Salah satu hasil tes swab dengan hasil negatif (sumber foto: dokumentasi pribadi penulis)
Dulu, sulit sekali bagi saya mencari cerita-cerita dari orang-orang asimtomatik. Hal ini membuat mental saya semakin down dan sulit menemukan teman bercerita. Saya berharap cerita ini dapat memberi semangat untuk teman-teman yang sedang berjuang, terutama yang terkonfirmasi tanpa gejala dan harus menjalani ini dalam durasi yang lama.
Masih untung asimtomatik kan? Kayak gitu doang kan nggak ada sakit apa-apa? Orang lain swab bisa sampai 18 kali lho, semangat dong. Saya harap ujaran seperti ini tidak didengar oleh teman-teman yang sedang berjuang untuk sembuh. Jika kalian mendengarnya, buang yang tidak penting dan ambil yang bermanfaat.

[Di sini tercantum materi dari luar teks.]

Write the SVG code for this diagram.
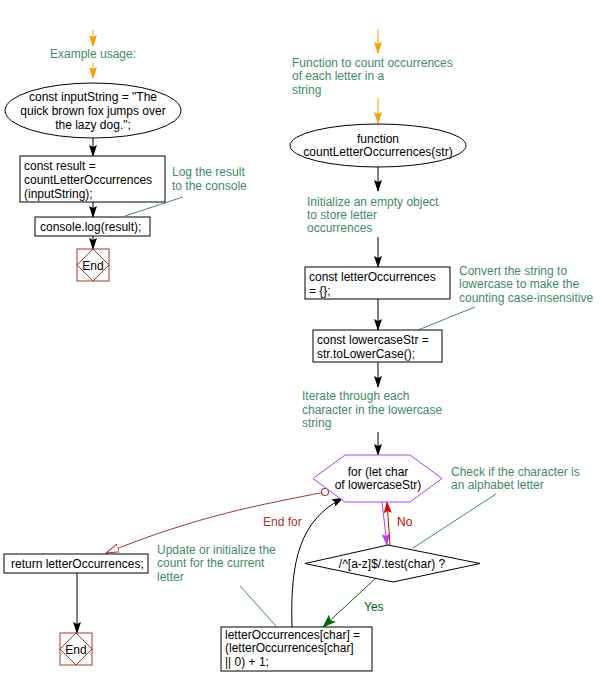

Lalu apa yang bisa dilakukan jika orang-orang terdekat kita menderita COVID-19 tanpa gejala serius? Jangan katakan, “Yaudah jangan dipikirin, nanti juga sembuh. Santai aja. Ada hikmahnya. Udah negatif kan? Orang kayak kamu pasti bisa lah ngejalanin ini.” Kata-kata ‘pemanis’ seperti ini kadang kurang bermanfaat buat kami yang menjalani “siklus” penyakit ini. Tanyakan ke mereka apa yang mereka perlukan. Itu akan jauh lebih membantu.
Akhir kata, ada dua hal yang saya dapatkan dari pengalaman ini. Pertama, konsekuensi kadang tidak bisa kita perhitungkan. Kita mungkin berpikir, ah paling dua minggu juga sembuh. Nyatanya, beda kasus, beda konsekuensi. Kedua, konsekuensinya bukan hanya tentang diri sendiri tapi juga mereka di sekeliling kita. Yuk berjuang sama-sama.